Tim Burton entrega su mejor película desde Big Fish, de 2003. Adapta la novela homónima de Ransom Riggs, cuya trama –un adolescente que viaja a un mundo fantástico–, todo un proceso de maduración, tiene mucho en común con Alicia en el País de las Maravillas. Pero aquí los logros del cineasta son mayores: consigue cierto realismo en el mundo mágico que nos pinta, nos creemos lo que vemos.
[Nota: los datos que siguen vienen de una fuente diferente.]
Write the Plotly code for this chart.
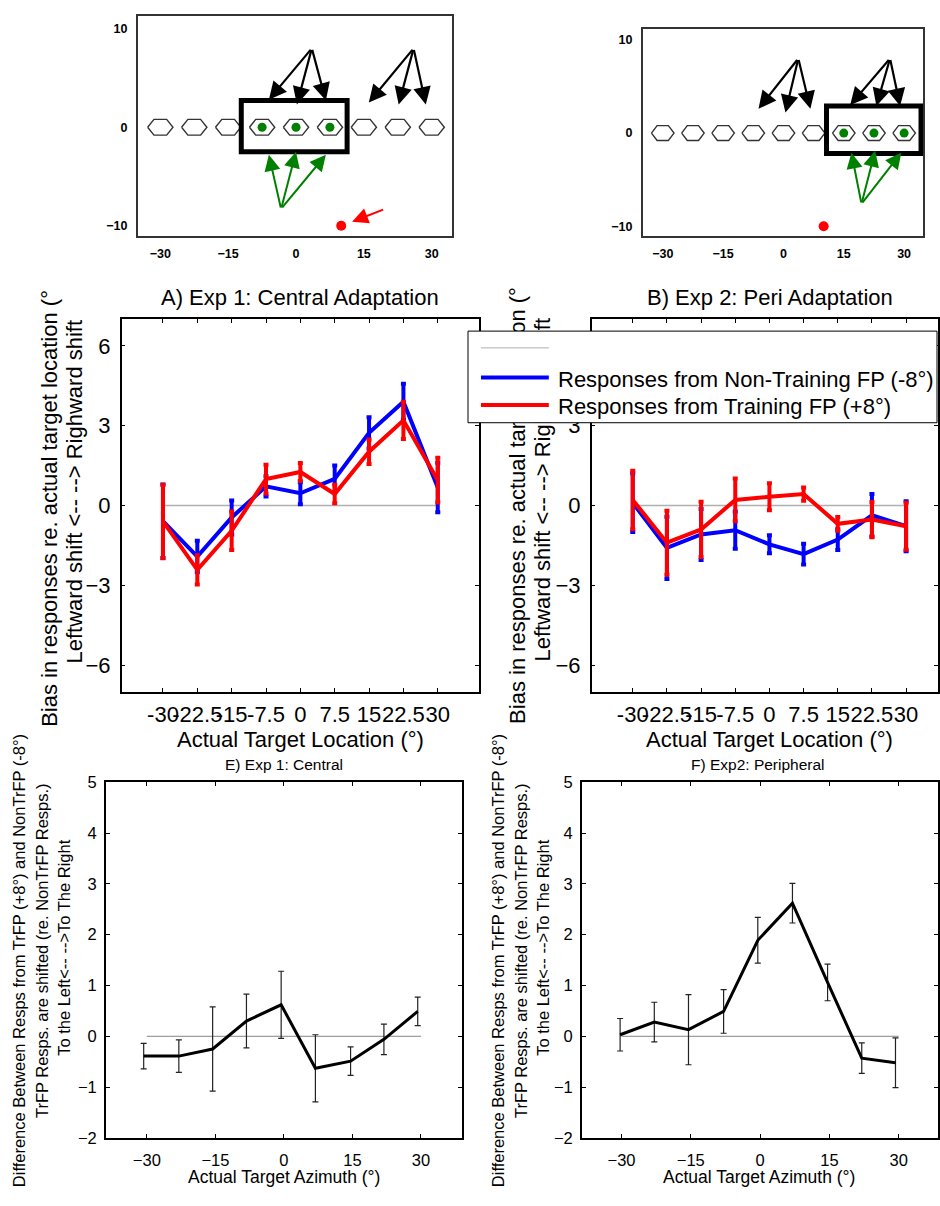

Jake es hijo único, en el colegio le toman el pelo, su padre no le hace mucho caso. En cambio tiene una conexión especial con su abuelo Abe que, de pequeño, le contaba apasionantes cuentos. Una noche, antes de morir en extrañas circunstancias, le habla de un singular orfanato en el que habría estado en 1943, el hogar de Miss Peregrine para niños peculiares. El chico queda afectado, y su psicoterapeuta está de acuerdo en que viaje con su progenitor a Gales, donde estuvo ese orfanato, bombardeado durante la Segunda Guerra Mundial. Allí encontrará una puerta que le lleva a un mundo fantástico, de niños peculiares, o sea, con un don, custodiados por miss Peregrine.

Lo mejor que puede decirse de la película es que nunca deja de sorprender. Llama la atención el guion sin fisuras ni caídas de ritmo urdido por Jane Goldman, acostumbrada a las lides de las tramas fantásticas y acción (Stardust, Kingsman). Su alianza con Burton resulta perfecta, pues el director se encuentra muy a gusto con una amplísima galería de personajes estrambóticos e inadaptados, buenos y malos, y puede dar rienda suelta también a su sentido del humor, esos ojos que anhelan tener los Huecos, o el Barron compuesto por un delirante Samuel L. Jackson, verdaderamente genial.

Además de que la narración es agilísima, visualmente el film es muy original, en decorados y diseño del aspecto de los personajes y su vestuario, con magníficos efectos especiales, donde destaca la batalla entre gigantes y esqueletos, deslumbrante homenaje a Ray Harryhausen.